In 2019, this company won a $3 billion NASA contract for IT services. It has supported 87 missions from various firms to the International Space Station and is heavily involved in the Artemis moon missions.
And the great thing about all this? The US government is a very reliable customer. That means regardless of the ups and downs on planet Earth, this company is making money keeping its head in the stars.
The firm is none other than Leidos Holdings Inc. (LDOS). To both government and private clients, Leidos provides a variety of space technology.
This includes automatic identification of objects and their location from satellite images, through spaceflight crew training, and even planning, preparing, and packing equipment going to the International Space Station.
Leidos also researches, produces, and packages the specialized dry food that space travel requires, all while keeping to the very serious health and safety standards required for food being delivered to such an isolated location.
And when it comes to unmanned space exploration, Leidos is also a key player. The firm makes the advanced infrared sensors that the military uses to detect hostile missile launches from orbit.
For private industry, it also provides the radiation-shielded computer chips to power satellites in orbit, as well as the automation systems necessary to keep space satellites working.
Thing is, Leidos is a great twofer with a lot of sales outside of the space industry.
It gained a big leg up when it bought Lockheed Martin Corp.’s (LMT) Information Systems and Global Solutions business for $4.6 billion in 2016.
In 2019, Leidos followed that up by buying Alabama-based aerospace firm Dynetics for $1.6 billion to further expand its exposure to hypersonics, space, and weapons solutions, including experimental vehicle-mounted laser weapons.
This is all part of a longer-term strategy to build out its aerospace work through its longstanding government and Pentagon relationships.
As space continues to grow in importance for the U.S. military, amid increasing reliance on satellites and China’s rapid development of military space technology, these acquisitions will fuel Leidos’s growth.
Down to Earth
The firm has also been expanding its defense offerings closer to Earth. In early May, Leidos closed the $380 million purchase of Gibbs & Cox Inc., the largest independent ship design firm that focuses on naval vessels.
This fits in greatly with Leidos’s maritime unmanned vessels that can act as smaller support craft to naval vessels.
The company is also pioneering AI for the Navy, making naval vessels smarter and helping them run themselves more so that sailors can be kept further from harm’s way.
To see just how important defense is for the company, consider that 20% of Leidos’s employees have a past in the Department of Defense.
It shows us the kinds of huge profit opportunities to be found in companies on the cutting edge of America’s defense needs.

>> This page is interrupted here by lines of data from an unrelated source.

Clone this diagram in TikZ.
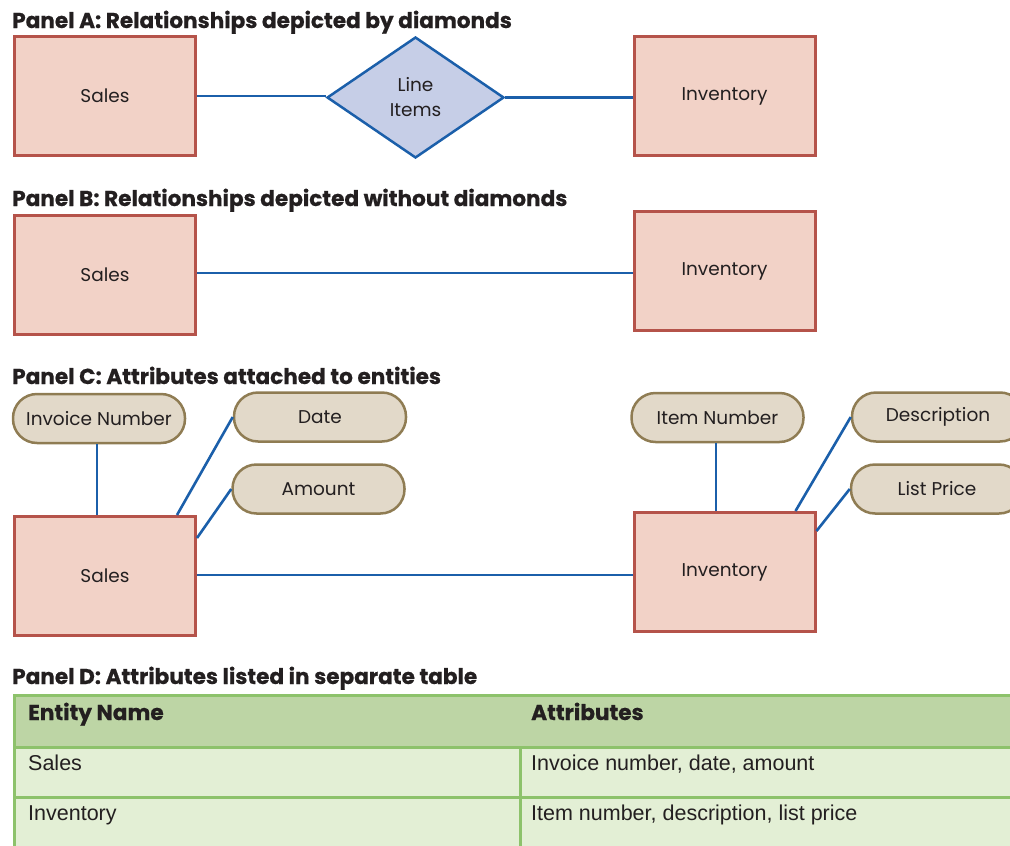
\documentclass[tikz,border=0pt]{standalone}
\usepackage{fontspec}
\setmainfont{Poppins}
\newfontfamily\titlefont[BoldFeatures={FakeBold=0.6}]{Poppins}
\newfontfamily\tablefont{Liberation Sans}
\usetikzlibrary{shapes.geometric}

\definecolor{ink}{HTML}{231F20}
\definecolor{entfill}{HTML}{F2D2C7}
\definecolor{entdraw}{HTML}{B5534A}
\definecolor{relfill}{HTML}{C6CEE7}
\definecolor{linkblue}{HTML}{1B5FAA}
\definecolor{attfill}{HTML}{E2D9C9}
\definecolor{attdraw}{HTML}{8F7C53}
\definecolor{tabline}{HTML}{8DC26B}
\definecolor{tabhead}{HTML}{BDD5A5}
\definecolor{tabrow}{HTML}{E3EFD5}

\tikzset{
    every node/.append style={text=ink},
    entity/.style={draw=entdraw, fill=entfill, line width=3pt, minimum width=181pt, minimum height=119pt, font=\fontsize{18.5}{25}\selectfont},
    relation/.style={diamond, draw=linkblue, fill=relfill, line width=2.5pt, minimum width=177pt, minimum height=121pt, inner sep=0pt, align=center, font=\fontsize{18.5}{25}\selectfont},
    attribute/.style={draw=attdraw, fill=attfill, line width=2.5pt, rounded corners=24pt, minimum width=172pt, minimum height=49pt, font=\fontsize{18.5}{24}\selectfont},
    link/.style={draw=linkblue, line width=2.6pt},
    paneltitle/.style={anchor=base west, inner sep=0pt, font=\titlefont\bfseries\fontsize{21.6}{24}\selectfont},
    cell/.style={draw=tabline, line width=3pt, anchor=north west, inner sep=0pt},
    celltext/.style={anchor=base west, inner sep=0pt, font=\tablefont\fontsize{21.5}{24}\selectfont},
    headtext/.style={anchor=base west, inner sep=0pt, font=\titlefont\bfseries\fontsize{21.6}{24}\selectfont}
}

\begin{document}
\begin{tikzpicture}[x=1pt, y=-1pt]
    \useasboundingbox (0,0) rectangle (1010,846);
    \clip (0,0) rectangle (1010,846);

    % panel A
    \node[paneltitle] (titleA) at (12,28) {Panel A: Relationships depicted by diamonds};
    \node[entity] (salesA) at (105,96) {Sales};
    \node[entity] (invA) at (724.5,96) {Inventory};
    \node[relation] (lines) at (415.5,97.5) {Line\\Items};
    \draw[link] (salesA.east) -- (salesA.east -| lines.west);
    \draw[link] (lines.east) -- (lines.east -| invA.west);

    % panel B
    \node[paneltitle] (titleB) at (12,206) {Panel B: Relationships depicted without diamonds};
    \node[entity] (salesB) at (105,274.5) {Sales};
    \node[entity] (invB) at (724.5,271) {Inventory};
    \draw[link] ([yshift=1.5pt]salesB.east) -- ([yshift=1.5pt]salesB.east -| invB.west);

    % panel C
    \node[paneltitle] (titleC) at (12,384) {Panel C: Attributes attached to entities};
    \node[entity] (salesC) at (105,576) {Sales};
    \node[entity] (invC) at (724.5,572) {Inventory};
    \node[attribute] (invoice) at (99,418.5) {Invoice Number};
    \node[attribute] (date) at (320,417) {Date};
    \node[attribute] (amount) at (318.5,489) {Amount};
    \node[attribute] (item) at (717.5,417.5) {Item Number};
    \node[attribute] (descr) at (938,417) {Description};
    \node[attribute] (price) at (937,489) {List Price};
    \draw[link] ([xshift=-2pt]invoice.south) -- ([xshift=-2pt]invoice.south |- salesC.north);
    \draw[link] (date.west) -- ([xshift=-20pt]salesC.north east);
    \draw[link] (amount.west) -- ([yshift=-23pt]salesC.north east);
    \draw[link] ([xshift=-1.5pt]item.south) -- ([xshift=-1.5pt]item.south |- invC.north);
    \draw[link] (descr.west) -- ([xshift=-21pt]invC.north east);
    \draw[link] (price.west) -- ([yshift=-20pt]invC.north east);
    \draw[link] ([yshift=1pt]salesC.east) -- ([yshift=1pt]salesC.east -| invC.west);

    % panel D
    \node[paneltitle] (titleD) at (12,684) {Panel D: Attributes listed in separate table};
    \node[cell, fill=tabhead, minimum width=1030pt, minimum height=52pt] (head) at (13,694) {};
    \node[headtext] (hname) at ([xshift=15pt,yshift=-26pt]head.north west) {Entity Name};
    \node[headtext] (hattr) at ([xshift=518pt,yshift=-26pt]head.north west) {Attributes};
    \foreach \ent/\att [count=\i] in {Sales/{Invoice number, date, amount}, Inventory/{Item number, description, list price}}
    {
        \node[cell, fill=tabrow, minimum width=506pt, minimum height=50pt] (ename\i) at (13,696+50*\i) {};
        \node[cell, fill=tabrow, minimum width=530pt, minimum height=50pt] (eattr\i) at (519,696+50*\i) {};
        \node[celltext] at ([xshift=15pt,yshift=-24pt]ename\i.north west) {\ent};
        \node[celltext] at ([xshift=12pt,yshift=-24pt]eattr\i.north west) {\att};
    }
\end{tikzpicture}
\end{document}
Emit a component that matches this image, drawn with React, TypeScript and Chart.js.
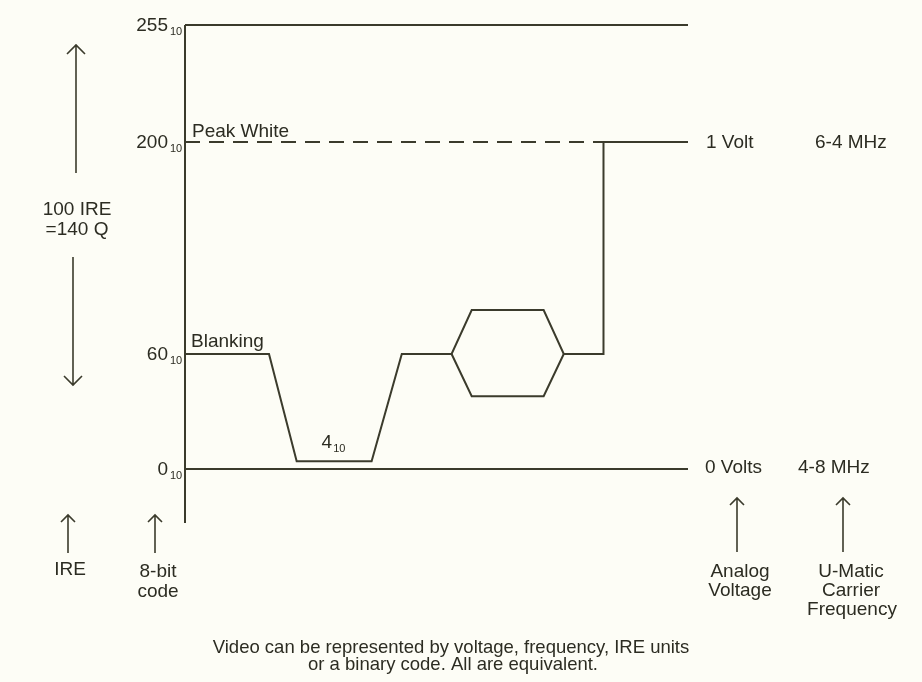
import React, { useEffect, useRef } from 'react';
import { Chart, registerables, LinearScale } from 'chart.js';

Chart.register(...registerables);

// ---- data (x: time across the line, 0..100 arbitrary units; y: 8-bit code value) ----
const waveTime = [0, 16.7, 22.2, 37.1, 43.1, 53.0, 57.0, 71.3, 75.3, 83.2, 83.2, 100];
const waveCode = [60, 60, 4, 4, 60, 60, 89, 89, 60, 60, 200, 200];
const burstLowerTime = [53.0, 57.0, 71.3, 75.3];
const burstLowerCode = [60, 38, 38, 60];
const lineStartTime = 0;
const lineEndTime = 100;
const peakWhiteDashEnd = 83.2;
const syncTipStart = 22.2;
const syncTipEnd = 37.1;
const codeMax = 255;
const codePeakWhite = 200;
const codeBlanking = 60;
const codeSyncTip = 4;
const codeZero = 0;
const axisBottomCode = -28;
const levelCodes = [255, 200, 60, 0];
const levelLabels = ['255', '200', '60', '0'];

// schematic (not-to-scale) vertical axis: code value -> fraction of plot height
const breakCodes = [-28, 0, 60, 200, 255];
const breakFractions = [0, 0.1084, 0.3394, 0.7651, 1];

class SchematicScale extends LinearScale {
  static id = 'schematic';
  static defaults = LinearScale.defaults;
  getPixelForValue(value: any) {
    if (value === null || value === undefined || isNaN(value)) return NaN;
    let i = 0;
    while (i < breakCodes.length - 2 && value > breakCodes[i + 1]) i++;
    const t = (value - breakCodes[i]) / (breakCodes[i + 1] - breakCodes[i]);
    const dec = breakFractions[i] + t * (breakFractions[i + 1] - breakFractions[i]);
    return (this as any).getPixelForDecimal(dec);
  }
  getValueForPixel(pixel: number) {
    const dec = (this as any).getDecimalForPixel(pixel);
    let i = 0;
    while (i < breakFractions.length - 2 && dec > breakFractions[i + 1]) i++;
    const t = (dec - breakFractions[i]) / (breakFractions[i + 1] - breakFractions[i]);
    return breakCodes[i] + t * (breakCodes[i + 1] - breakCodes[i]);
  }
}
Chart.register(SchematicScale as any);

const INK = '#3b3b2c';
const TEXT = '#2c2c22';
const BG = '#fdfdf6';
const FONT = '"Liberation Sans", Arial, Helvetica, sans-serif';

const pts = (xs: number[], ys: number[]) => xs.map((x, i) => ({ x, y: ys[i] }));

function arrow(ctx: CanvasRenderingContext2D, x: number, yTail: number, yHead: number, h: number) {
  const dir = yHead < yTail ? 1 : -1;
  ctx.beginPath();
  ctx.moveTo(x, yTail);
  ctx.lineTo(x, yHead);
  ctx.moveTo(x - h, yHead + dir * h);
  ctx.lineTo(x, yHead);
  ctx.lineTo(x + h, yHead + dir * h);
  ctx.stroke();
}

const annotations = {
  id: 'annotations',
  beforeDraw(chart: any) {
    const ctx = chart.ctx;
    ctx.save();
    ctx.fillStyle = BG;
    ctx.fillRect(0, 0, chart.width, chart.height);
    ctx.restore();
  },
  afterDraw(chart: any) {
    const ctx: CanvasRenderingContext2D = chart.ctx;
    const xs = chart.scales.x;
    const ys = chart.scales.y;
    const area = chart.chartArea;
    ctx.save();
    ctx.fillStyle = TEXT;
    ctx.strokeStyle = INK;
    ctx.textBaseline = 'alphabetic';

    // level labels with base-10 subscript
    levelCodes.forEach((c, i) => {
      const y = ys.getPixelForValue(c);
      ctx.font = `19px ${FONT}`;
      ctx.textAlign = 'right';
      ctx.fillText(levelLabels[i], area.left - 17, y + 6);
      ctx.font = `11px ${FONT}`;
      ctx.textAlign = 'left';
      ctx.fillText('10', area.left - 15, y + 10);
    });

    // sync tip label 4₁₀
    {
      const cx = xs.getPixelForValue((syncTipStart + syncTipEnd) / 2);
      const y = ys.getPixelForValue(codeSyncTip);
      ctx.font = `19px ${FONT}`;
      ctx.textAlign = 'right';
      ctx.fillText('4', cx - 2, y - 13);
      ctx.font = `11px ${FONT}`;
      ctx.textAlign = 'left';
      ctx.fillText('10', cx - 1, y - 9);
    }

    ctx.font = `19px ${FONT}`;
    ctx.textAlign = 'left';
    const yPW = ys.getPixelForValue(codePeakWhite);
    const yBl = ys.getPixelForValue(codeBlanking);
    const y0 = ys.getPixelForValue(codeZero);
    ctx.fillText('Peak White', area.left + 7, yPW - 5);
    ctx.fillText('Blanking', area.left + 6, yBl - 7);
    ctx.fillText('1 Volt', area.right + 18, yPW + 6);
    ctx.fillText('6-4 MHz', area.right + 127, yPW + 6);
    ctx.fillText('0 Volts', area.right + 17, y0 + 4);
    ctx.fillText('4-8 MHz', area.right + 110, y0 + 4);

    // left-side IRE span
    ctx.textAlign = 'center';
    ctx.fillText('100 IRE', 77, 215);
    ctx.fillText('=140 Q', 77, 235);

    // bottom captions of arrows
    ctx.fillText('IRE', 70, 575);
    ctx.fillText('8-bit', 158, 577);
    ctx.fillText('code', 158, 597);
    ctx.fillText('Analog', 740, 577);
    ctx.fillText('Voltage', 740, 596);
    ctx.fillText('U-Matic', 851, 577);
    ctx.fillText('Carrier', 851, 596);
    ctx.fillText('Frequency', 852, 615);

    ctx.font = `18.5px ${FONT}`;
    ctx.fillText('Video can be represented by voltage, frequency, IRE units', 451, 653);
    ctx.fillText('or a binary code. All are equivalent.', 453, 670);

    // arrows
    ctx.lineWidth = 1.6;
    arrow(ctx, 76, 173, 45, 9);
    arrow(ctx, 73, 257, 385, 9);
    arrow(ctx, 68, 553, 515, 7);
    arrow(ctx, 155, 553, 515, 7);
    arrow(ctx, 737, 552, 498, 7);
    arrow(ctx, 843, 552, 498, 7);
    ctx.restore();
  },
};

export default function App() {
  const ref = useRef<HTMLCanvasElement | null>(null);
  useEffect(() => {
    document.body.style.margin = '0';
    document.body.style.background = BG;
    const base = {
      borderColor: INK,
      borderWidth: 2,
      pointRadius: 0,
      showLine: true,
      fill: false,
      tension: 0,
      clip: false as any,
    };
    const chart = new Chart(ref.current as HTMLCanvasElement, {
      type: 'scatter',
      data: {
        datasets: [
          { ...base, label: 'Peak white (dashed)', data: pts([lineStartTime, peakWhiteDashEnd], [codePeakWhite, codePeakWhite]), borderDash: [15, 9] },
          { ...base, label: '255 level', data: pts([lineStartTime, lineEndTime], [codeMax, codeMax]) },
          { ...base, label: '0 level', data: pts([lineStartTime, lineEndTime], [codeZero, codeZero]) },
          { ...base, label: 'Code axis', data: pts([lineStartTime, lineStartTime], [axisBottomCode, codeMax]) },
          { ...base, label: 'Video waveform', data: pts(waveTime, waveCode) },
          { ...base, label: 'Burst lower', data: pts(burstLowerTime, burstLowerCode) },
        ] as any,
      },
      options: {
        responsive: false,
        animation: false,
        events: [],
        layout: { padding: { left: 185, right: 234, top: 25, bottom: 159 } },
        scales: {
          x: { type: 'linear', min: lineStartTime, max: lineEndTime, display: false },
          y: { type: 'schematic' as any, min: axisBottomCode, max: codeMax, display: false },
        },
        plugins: { legend: { display: false }, tooltip: { enabled: false } },
      } as any,
      plugins: [annotations],
    });
    return () => chart.destroy();
  }, []);
  return (
    <div style={{ position: 'absolute', left: 0, top: 0, width: 922, height: 682, background: BG }}>
      <canvas ref={ref} width={922} height={682} style={{ display: 'block', width: 922, height: 682 }} />
    </div>
  );
}
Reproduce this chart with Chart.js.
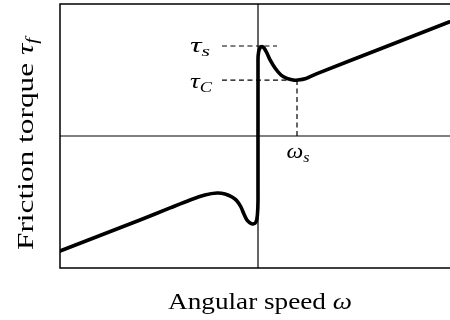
<!DOCTYPE html>
<html>
<head>
<meta charset="utf-8">
<script src="https://cdn.jsdelivr.net/npm/chart.js@4"></script>
<style>
  html, body { margin: 0; padding: 0; background: #fff; }
  #wrap { width: 450px; height: 320px; }
</style>
</head>
<body>
<div id="wrap"><canvas id="c"></canvas></div>
<script>
  // friction curve (omega, tau)
  const omega = [-1.000, -0.798, -0.596, -0.444, -0.343, -0.268, -0.207, -0.167, -0.131, -0.106,
                 -0.086, -0.071, -0.056, -0.040, -0.025, -0.010, -0.003, 0.000, 0.000, 0.003,
                 0.010, 0.020, 0.030, 0.045, 0.061, 0.086, 0.116, 0.146, 0.177, 0.202,
                 0.242, 0.298, 0.616, 0.965];
  const tau   = [-0.871, -0.754, -0.636, -0.545, -0.485, -0.447, -0.432, -0.439, -0.462, -0.492,
                 -0.538, -0.591, -0.636, -0.659, -0.667, -0.652, -0.598, -0.485, 0.576, 0.636,
                 0.667, 0.678, 0.667, 0.629, 0.576, 0.515, 0.462, 0.436, 0.424, 0.424,
                 0.436, 0.473, 0.659, 0.864];

  const tauS = 0.682;
  const tauC = 0.424;
  const omegaS = 0.197;
  const dashStart = -0.182;
  const tauSDashEnd = 0.096;

  const xRange = [-1, 0.9697];
  const yRange = [-1, 1];

  const serif = '"Liberation Serif", "DejaVu Serif", serif';

  function pts(xs, ys) { return xs.map((x, i) => ({ x: x, y: ys[i] })); }

  // draws text pieces with italic / subscript parts; stretched sideways to a width if asked
  function rich(ctx, parts, x, y, align, width) {
    let w = 0;
    parts.forEach(p => { ctx.font = p.f; w += ctx.measureText(p.t).width; });
    const k = width ? width / w : 1;
    const total = w * k;
    let cx = align === "center" ? x - total / 2 : align === "right" ? x - total : x;
    ctx.save();
    ctx.translate(cx, y);
    ctx.scale(k, 1);
    let off = 0;
    parts.forEach(p => {
      ctx.font = p.f;
      ctx.fillText(p.t, off, p.dy || 0);
      off += ctx.measureText(p.t).width;
    });
    ctx.restore();
  }

  const decor = {
    id: "decor",
    beforeDatasetsDraw(chart) {
      const { ctx, chartArea: a, scales } = chart;
      const x0 = scales.x.getPixelForValue(0);
      const y0 = scales.y.getPixelForValue(0);
      ctx.save();
      ctx.strokeStyle = "#000";
      ctx.lineWidth = 1.2;
      ctx.beginPath();
      ctx.moveTo(a.left, y0); ctx.lineTo(a.right, y0);
      ctx.moveTo(x0, a.top); ctx.lineTo(x0, a.bottom);
      ctx.stroke();
      ctx.lineWidth = 1.5;
      ctx.beginPath();
      ctx.moveTo(a.right + 5, a.top); ctx.lineTo(a.left, a.top);
      ctx.lineTo(a.left, a.bottom); ctx.lineTo(a.right + 5, a.bottom);
      ctx.stroke();
      ctx.restore();
    },
    afterDraw(chart) {
      const { ctx, scales } = chart;
      const sx = scales.x, sy = scales.y;
      ctx.save();
      ctx.fillStyle = "#000";
      ctx.textBaseline = "alphabetic";
      const it = "italic 22px " + serif;
      const sub = "italic 15px " + serif;
      rich(ctx, [{ t: "τ", f: it }, { t: "s", f: sub, dy: 4 }], 210, sy.getPixelForValue(tauS) + 6, "right", 20);
      rich(ctx, [{ t: "τ", f: it }, { t: "C", f: sub, dy: 4 }], 212, sy.getPixelForValue(tauC) + 8, "right", 22);
      rich(ctx, [{ t: "ω", f: it }, { t: "s", f: sub, dy: 4 }], sx.getPixelForValue(omegaS) + 1, sy.getPixelForValue(0) + 22, "center", 23);

      const big = "24px " + serif;
      const bigIt = "italic 24px " + serif;
      rich(ctx, [{ t: "Angular speed ", f: big }, { t: "ω", f: bigIt }], 260, 309, "center", 184);
      ctx.translate(33, 144);
      ctx.rotate(-Math.PI / 2);
      rich(ctx, [{ t: "Friction torque ", f: big }, { t: "τ", f: bigIt }, { t: "f", f: "italic 16px " + serif, dy: 4 }], 0, 0, "center", 212);
      ctx.restore();
    }
  };

  const dash = { borderColor: "#000", borderWidth: 1.2, borderDash: [5, 3.5], pointRadius: 0, showLine: true, fill: false, tension: 0 };

  new Chart(document.getElementById("c"), {
    type: "scatter",
    data: {
      datasets: [
        Object.assign({ data: [{ x: dashStart, y: tauS }, { x: tauSDashEnd, y: tauS }] }, dash),
        Object.assign({ data: [{ x: dashStart, y: tauC }, { x: omegaS, y: tauC }] }, dash),
        Object.assign({ data: [{ x: omegaS, y: tauC }, { x: omegaS, y: -0.02 }] }, dash),
        {
          data: pts(omega, tau),
          showLine: true,
          borderColor: "#000",
          borderWidth: 3.6,
          pointRadius: 0,
          tension: 0.25,
          borderCapStyle: "round",
          borderJoinStyle: "round",
          fill: false
        }
      ]
    },
    options: {
      responsive: true,
      maintainAspectRatio: false,
      animation: false,
      events: [],
      layout: { padding: { left: 60, top: 4, right: 0, bottom: 52 } },
      plugins: { legend: { display: false }, tooltip: { enabled: false } },
      scales: {
        x: { type: "linear", min: xRange[0], max: xRange[1], display: false },
        y: { type: "linear", min: yRange[0], max: yRange[1], display: false }
      }
    },
    plugins: [decor]
  });
</script>
</body>
</html>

That applies in space, on the ground, and even in cyberspace.
But I talk more about how the U.S. government, along with leading tech companies, are fighting to defend America’s place in cyberspace, and how it could mean massive profits for you, right here.
In the meantime, Leidos’s approach is already paying off, as they just had great quarterly earnings. Per-share profits in the most recent quarter were up 77.5%.
This helps explain why the stock is back in a strong uptrend. It had sold off earlier in the year along with other defense plays. But it bottomed out on February 26.
As I’m writing this the stock is up 20.5%, nearly double the S&P 500’s 11.25% gain over the period.
This is the kind of stock you can count on to benefit from the coming era of space tourism for many years to come as it expands the value of your holdings.